Mehrere Werke werden Antenor, seiner Werkstatt oder seinem Umkreis zugeschrieben, darunter insbesondere die Koren am Ostgiebel des Apollontempels in Delphi, der von den Alkmaioniden gefördert wurde und dessen Ostgiebel den Einzug Apollons in Delphi zeigt. Unklar ist, ob über die Koren hinaus eine Beteiligung Antenors bis hin zur Gesamtkonzeption des Werkes anzunehmen ist. Pierre de La Coste-Messelière und Karl Schefold wiesen ihm auch die Poros-Figuren der Gigantomachie am Westgiebel des Tempels zu. Die Zuweisung der „Theseus-Antiope-Gruppe“ am Ostgiebel des Apollon-Daphnephoros-Tempels in Eretria, heute im Museum von Chalkis, ist unwahrscheinlich. Die Zuordnung der sogenannten Geschwister-Stele im Metropolitan Museum in New York[6] durch Christos Karusos im Jahr 1961 wird in der Forschung einhellig abgelehnt. Ebenso wenig wird eine Zuschreibung des Kroisos-Kouros im Archäologischen Nationalmuseum Athen akzeptiert.
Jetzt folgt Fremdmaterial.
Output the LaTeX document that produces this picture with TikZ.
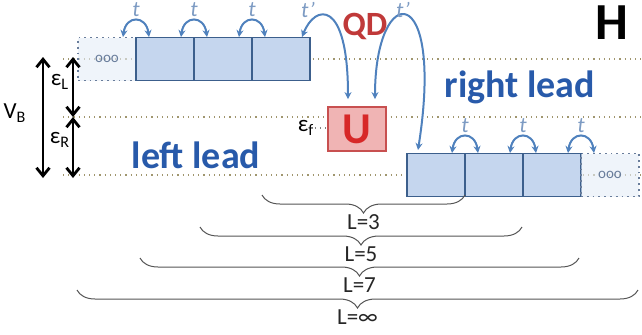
\documentclass[tikz,border=0pt]{standalone}
\usepackage{fontspec}
\setmainfont{Carlito}
\usepackage{xcolor}
\usetikzlibrary{arrows.meta,positioning,calc,decorations.pathreplacing}

\definecolor{sitefill}{RGB}{197,214,238}
\definecolor{siteline}{RGB}{60,95,140}
\definecolor{bathfill}{RGB}{228,236,247}
\definecolor{bathline}{RGB}{105,125,155}
\definecolor{hopblue}{RGB}{79,129,189}
\definecolor{hoptext}{RGB}{125,155,195}
\definecolor{levelcol}{RGB}{160,150,110}
\definecolor{dotfill}{RGB}{240,180,180}
\definecolor{dotline}{RGB}{200,80,80}
\definecolor{dottext}{RGB}{215,40,40}
\definecolor{qdred}{RGB}{192,57,57}
\definecolor{leadblue}{RGB}{40,90,170}
\definecolor{bracecol}{RGB}{85,85,85}

\begin{document}
\begin{tikzpicture}[x=5pt,y=5pt,
    site/.style={draw=siteline,fill=sitefill,line width=0.9pt,minimum width=29pt,
      minimum height=21.5pt,inner sep=0pt,outer sep=0pt},
    bath/.style={site,draw=bathline,dotted,fill=bathfill,fill opacity=0.6,text opacity=1,
      text=bathline,font=\fontsize{7.5}{8}\selectfont},
    hop/.style={<->,>={Stealth[length=3.5pt,width=3.5pt]},hopblue,line width=1pt},
    hoplabel/.style={text=hoptext,font=\itshape\fontsize{11}{11}\selectfont,inner sep=0pt},
    level/.style={levelcol,dotted,line width=0.6pt},
    gap/.style={<->,>={Straight Barb[length=4pt,width=6.5pt]},line width=1.4pt},
    sym/.style={font=\fontsize{11.5}{13}\selectfont,inner sep=0pt},
    lead/.style={text=leadblue,font=\bfseries\fontsize{19}{19}\selectfont,anchor=base},
    size/.style={decorate,decoration={brace,mirror,amplitude=9pt},bracecol,line width=0.5pt},
  ]
  \useasboundingbox (0,0) rectangle (64.2,33.4);

  % Energy levels of the two leads
  \draw[level] (6.3,27.5) -- (64.2,27.5);
  \draw[level] (6.3,21.7) -- (64.2,21.7);
  \draw[level] (6.3,15.9) -- (64.2,15.9);

  % Left lead
  \node[bath] (L0) at (10.7,27.5) {ooo};
  \node[site,right=0pt of L0] (L1) {};
  \node[site,right=0pt of L1] (L2) {};
  \node[site,right=0pt of L2] (L3) {};

  % Right lead
  \node[site] (R1) at (43.6,15.9) {};
  \node[site,right=0pt of R1] (R2) {};
  \node[site,right=0pt of R2] (R3) {};
  \node[bath,right=0pt of R3] (R4) {ooo};

  % Quantum dot
  \node[draw=dotline,fill=dotfill,line width=0.9pt,minimum width=29pt,minimum height=22pt,
    text=dottext,font=\bfseries\fontsize{22}{22}\selectfont] (U) at (35.7,20.5) {U};
  \node[sym] (ef) at (30.6,20.6) {ε\textsubscript{f}};
  \draw[gray,dotted,line width=0.6pt] (ef.east) -- (ef.east -| U.west);

  % Hoppings inside the leads
  \foreach \c in {L0,L1,L2,R1,R2,R3} {
    \draw[hop] ($(\c.north east)+(-1.3,0.05)$) .. controls +(0.3,2.2) and +(-0.3,2.2) ..
      ($(\c.north east)+(1.3,0.05)$);
    \node[hoplabel] (t\c) at ($(\c.north east)+(0,2.75)$) {t};
  }

  % Hoppings onto the dot
  \draw[hop] ($(L3.north east)+(-0.8,0.05)$) .. controls +(1.3,3.3) and +(0,10.1) ..
    ($(U.north)+(-0.9,0.7)$);
  \draw[hop] ($(U.north)+(1.8,0.7)$) .. controls +(0,11.8) and +(2.7,17.2) ..
    ($(R1.north west)+(1.1,0.35)$);
  \node[hoplabel] (tpL) at (30.8,32.4) {t’};
  \node[hoplabel] (tpR) at (40.3,32.4) {t’};

  % Labels
  \node[text=qdred,font=\bfseries\fontsize{17}{17}\selectfont] (QD) at (36.5,30.8) {QD};
  \node[font=\bfseries\fontsize{26}{26}\selectfont] (H) at (61.2,31.1) {H};
  \node[lead] (left) at (19.6,16.6) {left lead};
  \node[lead] (right) at (52.0,23.7) {right lead};

  % Bias window
  \coordinate (muL) at (7.3,27.7);
  \coordinate (mid) at (7.3,21.7);
  \coordinate (muR) at (7.3,15.6);
  \draw[gap] ($(muL)+(-3,0)$) -- ($(muR)+(-3,0)$);
  \draw[gap] (muL) -- (mid);
  \draw[gap] (mid) -- (muR);
  \node[sym] (VB) at (1.5,22.1) {V\textsubscript{B}};
  \node[sym] (eL) at (6.0,25.2) {ε\textsubscript{L}};
  \node[sym] (eR) at (6.0,19.4) {ε\textsubscript{R}};

  % System sizes
  \foreach \a/\b/\y/\n [count=\k] in {26.2/46.5/13.9/3,20.0/52.2/10.7/5,14.0/57.9/7.6/7,7.7/63.8/4.4/∞} {
    \draw[size] (\a,\y) -- (\b,\y)
      node[midway,yshift=-13.5pt,text=black!85,font=\fontsize{11.5}{12}\selectfont] (size\k) {L=\n};
  }
\end{tikzpicture}
\end{document}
Nach der Vertreibung des Tyrannen Hippias 510 v. Chr. wurden Statuen für die unmittelbar nach dem Anschlag auf Hippias’ Bruder Hipparchos 514 v. Chr. getöteten Attentäter, Harmodios und Aristogeiton, auf der Athener Agora aufgestellt. Diese erste Bronze-Gruppe der Tyrannenmörder des Bildhauers Antenor wurde 480 v. Chr. vom Perserkönig Xerxes bei der zeitweiligen Besetzung Athens nach Susa entführt. Nach der Eroberung des Perserreichs durch Alexander den Großen wurde sie von Alexander oder einem seiner Nachfolger nach Athen zurückgebracht. Kritios und Nesiotes schufen als Ersatz die Gruppe der Tyrannenmörder im Strengen Stil. Diese „Jüngere Tyrannenmörder-Gruppe“ ist durch römische Kopien überliefert. Die „Ältere Tyrannenmörder-Gruppe“ des Antenor hingegen ist verloren, Zuweisungen von Kopien einzelner Teile der Gruppe sind sehr umstritten. Von Antenor als Künstler der älteren Gruppe wissen wir durch den griechischen Reiseschriftsteller Pausanias.[7]

Literatur Bearbeiten

Belege Bearbeiten

  1. Plinius, Naturalis historia 35,56.
  2. Nadia J. Koch: De picturae initiis. Die Anfänge der griechischen Malerei im 7. Jahrhundert v. Chr. (= Studien zur antiken Malerei und Farbgebung. Band 3). Biering & Brinkmann, München 1996, S. 28 f.; ihr folgen Klaus Hallof, Sascha Kansteiner: Antenor. In: Sascha Kansteiner, Lauri Lehmann, Bernd Seidensticker, Klaus Stemmer (Hrsg.): Text und Skulptur. Berühmte Bildhauer und Bronzegiesser der Antike in Wort und Bild. De Gruyter, Berlin / New York 2009, S. 5–7, hier S. 6; anders Werner Müller: Eumares. In: Rainer Vollkommer (Hrsg.): Künstlerlexikon der Antike] Band 1: A–K. K. G. Saur, München/Leipzig 2001, ISBN 3-598-11413-3, S. 225–226.
  3. Konstantin Kissas: Die attischen Statuen- und Stelenbasen archaischer Zeit. Habelt, Bonn 2000, S. 116–117 Kat. B 107, zu Inscriptiones Graecae (IG) I³ 627
  4. Franz Studniczka: Antenor der Sohn des Eumares und die Geschichte der archaischen Malerei. In: Jahrbuch des Kaiserlich Deutschen Archäologischen Instituts. Bd. 2, 1887, S. 135–168, hier: S. 141; zweifelnd beispielsweise: Ernest Arthur Gardner in: Journal of Hellenic Studies. Bd. 10, 1889, S. 278; Guy Dickins: Catalogue of the Acropolis Museum. Band 1: Archaic sculpture. Cambridge University Press, Cambridge 1912, S. 228–232; Humfry Payne, Gerard Mackworth Young: Archaic marble sculpture from the Acropolis. Cresset Press, London 1950, S. 31.
  5. Inscriptiones Graecae (IG) I³ 628.
  6. Inventarnummer 11.185 (Eintrag in der Datenbank des Museums); Bruchstücke in der Antikensammlung Berlin, Inventarnummer Sk 1531 (Eintrag im Gesamtkatalog der Skulpturen).
  7. Pausanias 1,8,5.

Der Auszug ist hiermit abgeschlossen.